9 Two are better than one because a good return comes when two work together. 10 If one of them falls, the other can help him up. But who will help the pitiful person who falls down alone? 11 In the same way, if two lie down together, they can keep each other warm. But how will the one who sleeps alone stay warm against the night? 12 And if one person is vulnerable to attack, two can drive the attacker away. As the saying goes, “A rope made of three strands is not quickly broken.”Ecclesiastes 4:18 Voice
Alone, we remain ill-equipped and often imbalanced to handle and complete God’s purpose. We are only stronger together. That day in the desert with his father-in-law and family, Moses learned this invaluable lesson of taking care of family and God’s people by sharing leadership with others, rather than leading alone.
Starting from my marriage, to the birth of my daughter and then my son, God has continually taught me that my place in life is not to achieve “#1 status”, but to get my esteem and satisfaction from being #4 in my family. It’s the only way to build intimacy in my marriage and family and to humble myself in leading and making others greater.
“Moses learned this invaluable lesson of taking care of family and God’s people by sharing leadership with others.”
This reminds me of Jack Campbell, in “The Family Man”, an extremely ambitious man who’d prioritized career advancement and achievement above all else, including his relationship with the woman who loved him, Kate Reynolds.
On Christmas Eve, he was given a brief glimpse of what his life would’ve been like had he chosen relationships over ambition, and for the first time experienced what a balanced life and family would’ve been like.
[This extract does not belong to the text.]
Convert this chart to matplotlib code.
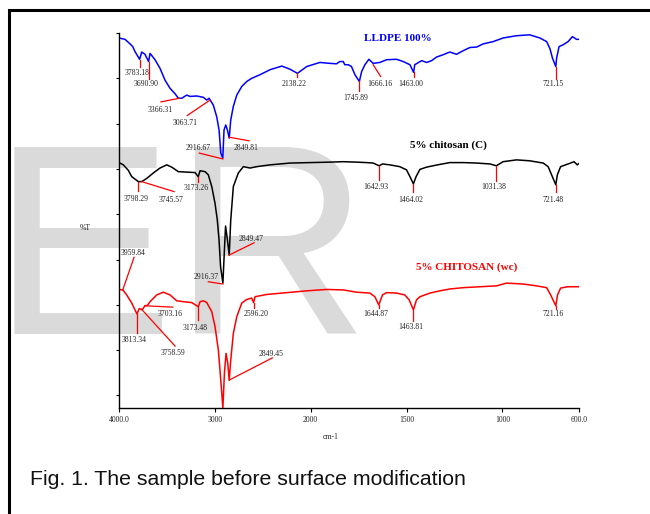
import numpy as np
import matplotlib
matplotlib.use("Agg")
import matplotlib.pyplot as plt
from matplotlib.patches import Rectangle

# spectra (wavenumber, %T on an arbitrary stacked scale)
blue_wn = [4000, 3937, 3885, 3857, 3833, 3785, 3763, 3729, 3691, 3676, 3624, 3572, 3520, 3468, 3415,
           3381, 3345, 3293, 3259, 3189, 3120, 3084, 3060, 3016, 2980, 2956, 2938, 2917, 2904, 2886,
           2869, 2850, 2834, 2807, 2771, 2719, 2667, 2615, 2528, 2424, 2301, 2215, 2138, 2041, 1952,
           1900, 1865, 1848, 1830, 1822, 1804, 1787, 1769, 1746, 1734, 1717, 1696, 1674, 1639, 1604,
           1552, 1517, 1482, 1463, 1457, 1421, 1395, 1369, 1343, 1309, 1274, 1239, 1204, 1169, 1134,
           1100, 1048, 996, 926, 858, 804, 769, 752, 738, 721, 717, 704, 683, 657, 634, 613, 600]
blue_t = [78.9, 78.6, 77.6, 77.0, 75.9, 74.2, 75.8, 75.3, 73.7, 75.5, 74.1, 72.2, 69.6, 67.8, 66.6,
          65.6, 65.6, 66.3, 66.0, 66.1, 65.8, 65.2, 65.6, 64.1, 61.5, 58.6, 53.5, 52.4, 58.6, 59.7,
          58.6, 56.8, 60.8, 63.8, 66.3, 68.2, 69.3, 70.0, 70.8, 71.9, 72.7, 72.0, 71.1, 72.6, 73.5,
          73.3, 73.2, 73.7, 73.7, 73.0, 73.0, 72.6, 70.8, 69.3, 71.5, 73.0, 74.2, 73.3, 73.5, 74.1,
          74.2, 73.7, 73.0, 71.3, 73.0, 73.9, 73.5, 73.9, 74.7, 75.2, 75.8, 75.3, 76.1, 76.8, 76.9,
          77.6, 78.1, 78.9, 79.4, 79.6, 78.9, 78.1, 76.6, 74.4, 72.6, 74.4, 77.0, 77.4, 78.1, 79.2, 78.6, 78.6]

black_wn = [4000, 3955, 3903, 3867, 3798, 3763, 3711, 3642, 3572, 3502, 3450, 3381, 3293, 3207, 3173,
            3154, 3102, 3068, 3032, 2998, 2974, 2956, 2940, 2916, 2898, 2888, 2875, 2850, 2834, 2807,
            2755, 2703, 2633, 2563, 2424, 2215, 2006, 1900, 1830, 1761, 1708, 1674, 1643, 1625, 1587,
            1535, 1500, 1482, 1464, 1450, 1430, 1395, 1361, 1326, 1274, 1204, 1134, 1065, 1031, 996,
            926, 858, 787, 761, 743, 721, 713, 696, 670, 644, 626, 609, 600]
black_t = [51.4, 50.9, 49.7, 48.3, 47.2, 47.2, 47.9, 49.1, 50.2, 50.9, 50.4, 49.4, 49.3, 49.2, 48.3,
           49.6, 49.4, 48.7, 46.1, 42.4, 38.7, 34.3, 28.4, 24.8, 33.0, 37.4, 35.4, 31.0, 38.7, 46.1,
           49.1, 50.5, 50.2, 50.5, 50.9, 51.3, 51.4, 51.5, 51.6, 51.5, 51.4, 51.3, 50.7, 51.1, 50.9,
           50.5, 49.8, 48.3, 46.7, 48.3, 49.9, 50.4, 50.7, 51.0, 51.4, 51.4, 51.3, 51.1, 50.7, 51.6,
           52.0, 51.8, 51.3, 50.5, 48.7, 46.5, 48.7, 50.5, 50.9, 51.3, 51.6, 50.9, 51.2]

red_wn = [4000, 3960, 3920, 3867, 3813, 3788, 3759, 3729, 3703, 3676, 3606, 3538, 3468, 3398, 3329,
          3241, 3173, 3154, 3120, 3084, 3032, 2998, 2963, 2938, 2916, 2900, 2883, 2865, 2850, 2834,
          2807, 2771, 2719, 2667, 2615, 2596, 2580, 2458, 2249, 2041, 1917, 1830, 1761, 1691, 1665,
          1645, 1625, 1604, 1552, 1509, 1486, 1464, 1448, 1430, 1378, 1326, 1274, 1204, 1117, 1030,
          978, 891, 822, 769, 748, 721, 712, 696, 661, 609, 600]
red_t = [23.4, 23.3, 22.2, 20.4, 18.0, 19.2, 18.9, 19.8, 19.9, 20.7, 22.2, 22.8, 22.2, 20.9, 20.7,
         20.5, 19.6, 20.7, 20.9, 20.5, 18.5, 15.2, 10.0, 3.4, -2.7, 4.9, 9.3, 7.1, 3.4, 7.8,
         13.7, 17.4, 20.4, 21.2, 21.5, 20.5, 21.8, 22.3, 22.7, 23.1, 23.4, 23.3, 22.8, 22.6, 21.8,
         20.0, 22.2, 22.7, 22.6, 22.2, 21.1, 18.9, 21.1, 21.8, 22.6, 23.1, 23.5, 23.8, 24.0, 24.2,
         24.8, 24.6, 24.2, 23.8, 22.2, 19.8, 22.2, 23.7, 24.0, 24.0, 24.0]

x_ticks = [4000, 3000, 2000, 1500, 1000, 600]
x_tick_labels = ["4000.0", "3000", "2000", "1500", "1000", "600.0"]

# peak labels: text, leader line (x1, y1, x2, y2), label centre (xt, yt)
blue_peaks = [
    ("3783.18", 3785, 74.0, 3785, 72.4, 3807, 71.1),
    ("3690.90", 3691, 73.5, 3691, 69.8, 3718, 68.7),
    ("3366.31", 3562, 64.8, 3370, 65.6, 3572, 63.0),
    ("3063.71", 3287, 61.8, 3050, 65.2, 3308, 60.1),
    ("2916.67", 3162, 53.5, 2917, 52.2, 3175, 54.6),
    ("2849.81", 2850, 57.0, 2643, 56.2, 2674, 54.6),
    ("2138.22", 2138, 71.1, 2138, 70.2, 2168, 68.7),
    ("1745.89", 1746, 69.3, 1746, 67.1, 1764, 65.6),
    ("1666.16", 1674, 73.0, 1635, 70.4, 1641, 68.7),
    ("1463.00", 1463, 71.3, 1463, 70.2, 1480, 68.7),
    ("721.15", 721, 72.6, 721, 69.8, 737, 68.7),
]
black_peaks = [
    ("3798.29", 3798, 47.2, 3798, 45.2, 3825, 43.3),
    ("3745.57", 3763, 47.2, 3426, 45.0, 3454, 43.2),
    ("3173.26", 3173, 48.3, 3173, 47.2, 3198, 45.7),
    ("2849.47", 2850, 31.0, 2591, 33.7, 2619, 34.5),
    ("2916.37", 3068, 25.1, 2916, 24.6, 3092, 26.2),
    ("1642.93", 1643, 50.7, 1643, 47.6, 1660, 46.0),
    ("1464.02", 1464, 46.7, 1464, 45.0, 1480, 43.2),
    ("1031.38", 1031, 50.7, 1031, 47.4, 1046, 46.0),
    ("721.48", 721, 46.5, 721, 45.0, 737, 43.2),
]
red_peaks = [
    ("3959.84", 3961, 23.3, 3843, 30.5, 3856, 31.5),
    ("3813.34", 3813, 18.0, 3813, 13.9, 3841, 12.3),
    ("3758.59", 3763, 19.0, 3415, 10.9, 3436, 9.3),
    ("3703.16", 3729, 19.8, 3439, 19.5, 3462, 18.0),
    ("3173.48", 3173, 19.6, 3173, 16.7, 3203, 15.0),
    ("2596.20", 2596, 20.5, 2596, 19.2, 2572, 18.0),
    ("2849.45", 2850, 3.4, 2400, 8.3, 2418, 9.2),
    ("1644.87", 1645, 20.0, 1645, 19.2, 1660, 18.0),
    ("1463.81", 1464, 18.9, 1464, 16.5, 1480, 15.1),
    ("721.16", 721, 19.8, 721, 19.0, 737, 18.0),
]


# FTIR axis: region below 2000 cm-1 is stretched x2
def fwd(x):
    x = np.asarray(x, dtype=float)
    return np.where(x >= 2000, x - 2000, 2 * (x - 2000))


def inv(y):
    y = np.asarray(y, dtype=float)
    return np.where(y >= 0, y + 2000, y / 2 + 2000)


serif = "Liberation Serif"

fig = plt.figure(figsize=(6.5, 5.14), dpi=100)

# background watermark
fig.text(-8 / 650, 1 - 334 / 514, "ER", fontsize=196, family="Liberation Sans",
         color="#dadada", ha="left", va="baseline", zorder=-5)

# outer frame (runs off the right and bottom)
fig.add_artist(Rectangle((9 / 650, -0.2), 1.2, 1.2 - 10 / 514, transform=fig.transFigure,
                         fill=False, lw=2.2, ec="black", clip_on=False))

ax = fig.add_axes([119 / 650, 1 - 408 / 514, 460 / 650, 375 / 514])
ax.patch.set_alpha(0)
ax.set_xscale("function", functions=(fwd, inv))
ax.set_xlim(4000, 600)
ax.set_ylim(-2.76, 80)

ax.plot(blue_wn, blue_t, color="#0000ff", lw=1.1)
ax.plot(black_wn, black_t, color="black", lw=1.1)
ax.plot(red_wn, red_t, color="#ff0000", lw=1.1)

for peaks in (blue_peaks, black_peaks, red_peaks):
    for lab, x1, y1, x2, y2, xt, yt in peaks:
        ax.plot([x1, x2], [y1, y2], color="#ff0000", lw=0.9)
        ax.text(xt, yt, lab, fontsize=5.5, family=serif, color="#222222",
                ha="center", va="center")

ax.text(1547, 78.7, "LLDPE 100%", fontsize=8, family=serif, weight="bold",
        color="#0000ff", ha="center", va="center")
ax.text(1283, 55.3, "5% chitosan (C)", fontsize=8, family=serif, weight="bold",
        color="black", ha="center", va="center")
ax.text(1185, 28.4, "5% CHITOSAN (wc)", fontsize=8, family=serif, weight="bold",
        color="#ff0000", ha="center", va="center")

ax.spines["top"].set_visible(False)
ax.spines["right"].set_visible(False)
ax.spines["left"].set_linewidth(1.0)
ax.spines["bottom"].set_linewidth(1.0)

ax.set_xticks(x_ticks)
ax.set_xticklabels(x_tick_labels, fontsize=5.5, family=serif, color="#222222")
ax.minorticks_off()
ax.set_yticks(range(0, 81, 10))
ax.set_yticklabels([])
ax.tick_params(axis="x", direction="out", length=3, width=0.8, pad=3)
ax.tick_params(axis="y", direction="out", length=2.5, width=0.8)

ax.text(-0.074, 0.48, "%T", transform=ax.transAxes, fontsize=5.5, family=serif,
        color="#222222", ha="center", va="center")
ax.text(0.461, -0.077, "cm-1", transform=ax.transAxes, fontsize=5.5, family=serif,
        color="#222222", ha="center", va="center")

fig.text(30 / 650, 1 - 485 / 514, "Fig. 1. The sample before surface modification",
         fontsize=15.3, family="Liberation Sans", color="#111111", ha="left", va="baseline")

fig.savefig("out.png", dpi=100)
This led him to ultimately realize he’d been missing out on the satisfaction and happiness in life he’d been in pursuit of.
He’d been fighting for the wrong things and missing the very thing he’d been longing for – his wife and family.
In the latter days of Moses’ life – we see a reinvented man – from one who initially pursued isolation by exiling himself, to later becoming internally strong, balanced and deeply attached to his people and family.
He finally learned that the lifeline to discovering his satisfaction and security was not based on his abilities or qualifications, but on those he was attached to most – God, his family and friends.
12 One day Moses said to the Lord, “You have been telling me, ‘Take these people up to the Promised Land.’ But you haven’t told me whom you will send with me. You have told me, ‘I know you by name, and I look favorably on you.’ 13 If it is true that you look favorably on me, let me know your ways so I may understand you more fully and continue to enjoy your favor. And remember that this nation is your very own people.”
14 The Lord replied, “I will personally go with you, Moses, and I will give you rest—everything will be fine for you.” 15 Then Moses said, “If you don’t personally go with us, don’t make us leave this place. 16 How will anyone know that you look favorably on me—on me and on your people—if you don’t go with us? For your presence among us sets your people and me apart from all other people on the earth.”
17 The Lord replied to Moses, “I will indeed do what you have asked, for I look favorably on you, and I know you by name.”Exodus 33:12-17 NLT
- In what areas of your life or your leadership are you imbalanced?
- How does God want you to be humble in allowing your family to balance you? In learning from them?
- What spiritual decision can you make to become more attached to God and your family? To become stronger together with your family, than as an individual?